Why Hawkeye is the Most Relatable Character in the MCU
Like it or not, ‘Endgame’ shows Clint Barton is you. Yes, you.
A long time ago, the comedian Patton Oswalt made a particularly biting joke about the Avengers: “They’ll take anybody. They’ve got a guy with a bow and arrow. What, are they recruiting heroes at sporting-goods stores?”
He was alluding, of course, to Hawkeye/Clint Barton, whose powers seem a bit, well, underpowered in the context of MCU. Remember that his core teammates include the Hulk, a green rage-monster with incredible strength (at least until the most recent movie, “Endgame,” in which he evolves quite a bit); Captain America, the superpowered result of a science experiment; Iron Man/Tony Stark, whose intellect that borders on the supernatural; Black Window/Nat Romanoff, who doesn’t have superpowers but can nonetheless plow through dozens of villains without mercy (to a degree that Hawkeye himself rarely demonstrates); and Thor, a Norse God. By contrast, Hawkeye is really good at, um, [checks notes] shooting arrows really well.
(For the purposes of this piece, I’m consciously ignoring Hawkeye’s convoluted journey through Marvel comics; he first appeared as a villain in Tales of Suspense #57, way back in 1964, and his backstory has included stints as a carnival worker and thief. He was also partially deaf for a time, which is something that the movies have chosen to ignore.)
The MCU films have always wrestled with Hawkeye’s presence. He spends the bulk of the first “Avengers” film under the mental control of Loki, the villain, which essentially renders him a zombie with really good aim. His one bright spot as a character is his deep, warm friendship with Black Widow, and even then, the implied horrors of her (largely unexamined) past give her character a compelling tension that he lacks.
“Age of Ultron,” the second Avengers film, tried to give Hawkeye a bit of balance. We saw that he had a family, for example. And during the final battle, a massive rumble between our heroes and a legion of mindless robots, he acknowledges the central conundrum of his character: “I have a bow and arrow… none of this makes sense.”
(In that clip, you get the sense that Jeremy Renner is doing his best not to completely crack up.)
But “Endgame,” the climactic film in this phase of the MCU, defines Hawkeye’s character in much starker terms.

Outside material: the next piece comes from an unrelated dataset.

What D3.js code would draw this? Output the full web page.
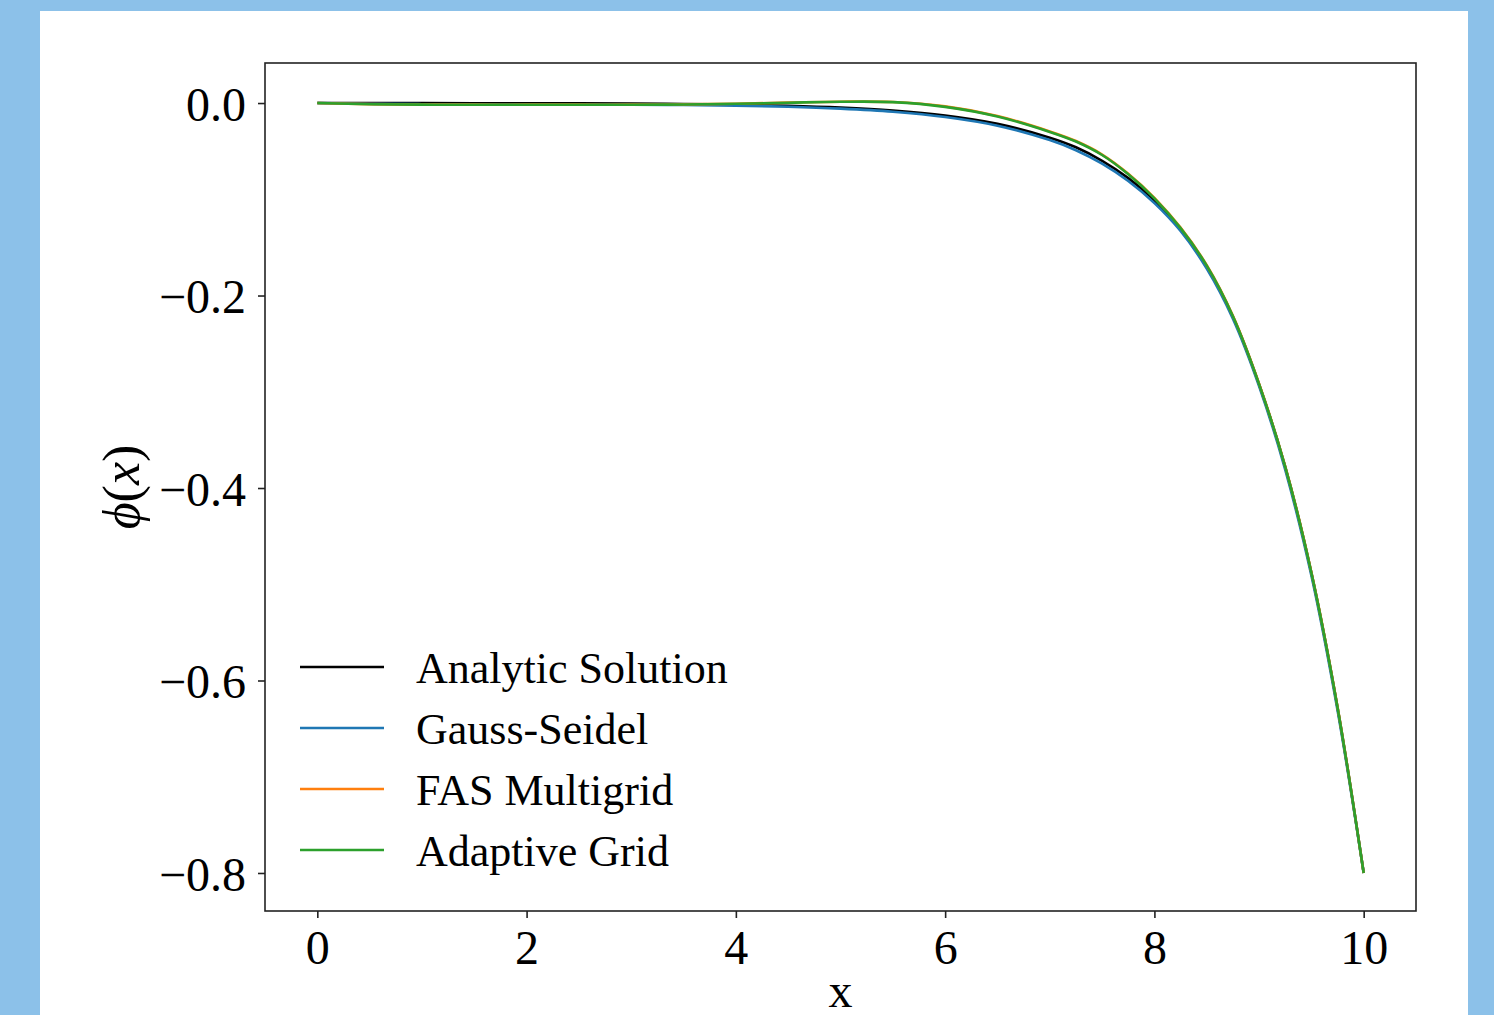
<!DOCTYPE html>
<html>
<head>
<meta charset="utf-8">
<script src="https://cdn.jsdelivr.net/npm/d3@7"></script>
<style>
  html, body { margin: 0; padding: 0; background: #8cc1e9; overflow: hidden; }
  svg { display: block; }
  text { font-family: "Liberation Serif", "DejaVu Serif", serif; fill: #000; }
</style>
</head>
<body>
<svg id="chart" width="1494" height="1015"></svg>
<script>
// Sample positions along x
const xs = [0, 0.5, 1, 1.5, 2, 2.5, 3, 3.5, 4, 4.5, 5, 5.5, 6, 6.5, 7, 7.25, 7.5, 7.75, 8, 8.25, 8.5, 8.75, 9, 9.25, 9.5, 9.75, 10];

// phi(x) for each method
const analytic = [0, 0, -0.0001, -0.0002, -0.0002, -0.0003, -0.0006, -0.0010, -0.0017, -0.0028, -0.0047, -0.0078, -0.0130, -0.0216, -0.0360, -0.046, -0.060, -0.078, -0.101, -0.131, -0.170, -0.222, -0.292, -0.378, -0.488, -0.628, -0.800];
const gaussSeidel = [0, -0.0008, -0.0012, -0.0014, -0.0015, -0.0016, -0.0018, -0.0021, -0.0027, -0.0038, -0.0058, -0.0090, -0.0145, -0.0235, -0.0385, -0.049, -0.063, -0.081, -0.104, -0.133, -0.172, -0.224, -0.294, -0.381, -0.491, -0.631, -0.800];
const fasMultigrid = [0, -0.0011, -0.0016, -0.0017, -0.0017, -0.0017, -0.0017, -0.0014, -0.0007, 0.0004, 0.0014, 0.0010, -0.0035, -0.0135, -0.0295, -0.0395, -0.0535, -0.0735, -0.0985, -0.1295, -0.1685, -0.2210, -0.2915, -0.3775, -0.4875, -0.6275, -0.800];
const adaptiveGrid = [0, -0.0012, -0.0017, -0.0018, -0.0018, -0.0018, -0.0018, -0.0015, -0.0008, 0.0003, 0.0013, 0.0009, -0.0040, -0.0140, -0.0300, -0.0400, -0.0540, -0.0740, -0.0990, -0.1300, -0.1690, -0.2215, -0.2920, -0.3780, -0.4880, -0.6280, -0.800];

const seriesNames = ["Analytic Solution", "Gauss-Seidel", "FAS Multigrid", "Adaptive Grid"];
const seriesValues = [analytic, gaussSeidel, fasMultigrid, adaptiveGrid];
const seriesColors = ["#000000", "#1f77b4", "#ff7f0e", "#2ca02c"];

const xTicks = [0, 2, 4, 6, 8, 10];
const yTicks = [0.0, -0.2, -0.4, -0.6, -0.8];

const svg = d3.select("#chart");

// white figure panel
svg.append("rect")
  .attr("x", 40).attr("y", 11)
  .attr("width", 1428).attr("height", 1010)
  .attr("fill", "#ffffff");

const box = { left: 265, right: 1416, top: 63, bottom: 911 };

const x = d3.scaleLinear().domain([-0.5, 10.5]).range([box.left, box.right]);
const y = d3.scaleLinear().domain([-0.8395, 0.0416]).range([box.bottom, box.top]);

const fmtY = d => (d < 0 ? "\u2212" : "") + Math.abs(d).toFixed(1);

// x axis
const gx = svg.append("g")
  .attr("transform", `translate(0,${box.bottom})`)
  .call(d3.axisBottom(x).tickValues(xTicks).tickFormat(d3.format("d")).tickSizeOuter(0).tickSize(7).tickPadding(10));
gx.select(".domain").remove();
gx.selectAll(".tick line").attr("stroke", "#222").attr("stroke-width", 1.6);
gx.selectAll(".tick text").attr("font-size", 48).attr("font-family", "Liberation Serif").attr("dy", "0.74em");

// y axis
const gy = svg.append("g")
  .attr("transform", `translate(${box.left},0)`)
  .call(d3.axisLeft(y).tickValues(yTicks).tickFormat(fmtY).tickSizeOuter(0).tickSize(7).tickPadding(12));
gy.select(".domain").remove();
gy.selectAll(".tick line").attr("stroke", "#222").attr("stroke-width", 1.6);
gy.selectAll(".tick text").attr("font-size", 48).attr("font-family", "Liberation Serif").attr("dy", "0.36em");

// curves
const plot = svg.append("g");
const line = d3.line()
  .x((d, i) => x(xs[i]))
  .y(d => y(d))
  .curve(d3.curveCatmullRom.alpha(0.5));

seriesValues.forEach((vals, k) => {
  plot.append("path")
    .datum(vals)
    .attr("d", line)
    .attr("fill", "none")
    .attr("stroke", seriesColors[k])
    .attr("stroke-width", 2.6)
    .attr("stroke-linejoin", "round");
});

// axes frame
svg.append("rect")
  .attr("x", box.left).attr("y", box.top)
  .attr("width", box.right - box.left).attr("height", box.bottom - box.top)
  .attr("fill", "none").attr("stroke", "#222").attr("stroke-width", 1.6);

// axis titles
svg.append("text")
  .attr("x", (box.left + box.right) / 2).attr("y", 1007)
  .attr("text-anchor", "middle").attr("font-size", 48)
  .text("x");

const yl = svg.append("text")
  .attr("transform", `translate(139,${(box.top + box.bottom) / 2}) rotate(-90)`)
  .attr("text-anchor", "middle").attr("font-size", 52);
yl.append("tspan").attr("font-style", "italic").text("\u03d5");
yl.append("tspan").text("(");
yl.append("tspan").attr("font-style", "italic").text("x");
yl.append("tspan").text(")");

// legend
const legend = svg.append("g");
seriesNames.forEach((name, k) => {
  const ly = 667 + k * 61;
  legend.append("line")
    .attr("x1", 300).attr("x2", 384).attr("y1", ly).attr("y2", ly)
    .attr("stroke", seriesColors[k]).attr("stroke-width", 2.6);
  legend.append("text")
    .attr("x", 416).attr("y", ly + 16)
    .attr("font-size", 44)
    .text(name);
});
</script>
</body>
</html>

I’m going to be purposefully vague here, because only half of the known world saw the film during its first weekend of release, but it’s safe to say that he suffers an incredible tragedy that fundamentally alters his character. In the previous “Avengers” movies, he had something of a gentle demeanor despite his sharpshooting abilities and past as a military man/S.H.I.E.L.D. agent; but midway through “Endgame,” he tips dangerously close to unredeemable Frank Castle territory.
Nonetheless, he still manages to come back from that emotional nadir, which is more than you can say for [REDACTED] and [REDACTED] who end up [REDACTED] after [REDACTED], and oh man, especially [REDACTED] when [REACTED].
(Sorry, I’ve been accused in the past of being too spoiler-ific, so I’m overcompensating.)
Anyway, Hawkeye’s character arc throughout these films, however inadvertently, reveals him as the perfect stand-in for your typical audience member. Like your average human, he finds himself in confusing situations largely out of his control, and he’s not the ultimate decider in how things go; he wrestles with bad bosses (Hi, Loki!) and surly co-workers (Hey, Banner!); he has certain skills that only come in useful in very narrow circumstances. Heck, his haircut choices are questionable. But he’s still there and plowing forward, because, well, that’s his job.
For that reason alone, I’ve come around to the idea that Hawkeye is the most relatable character in the MCU. It’s hard to identify with a king, a mega-genius, or a raging monster — but it’s really easy to see yourself in someone who’s just clocking in.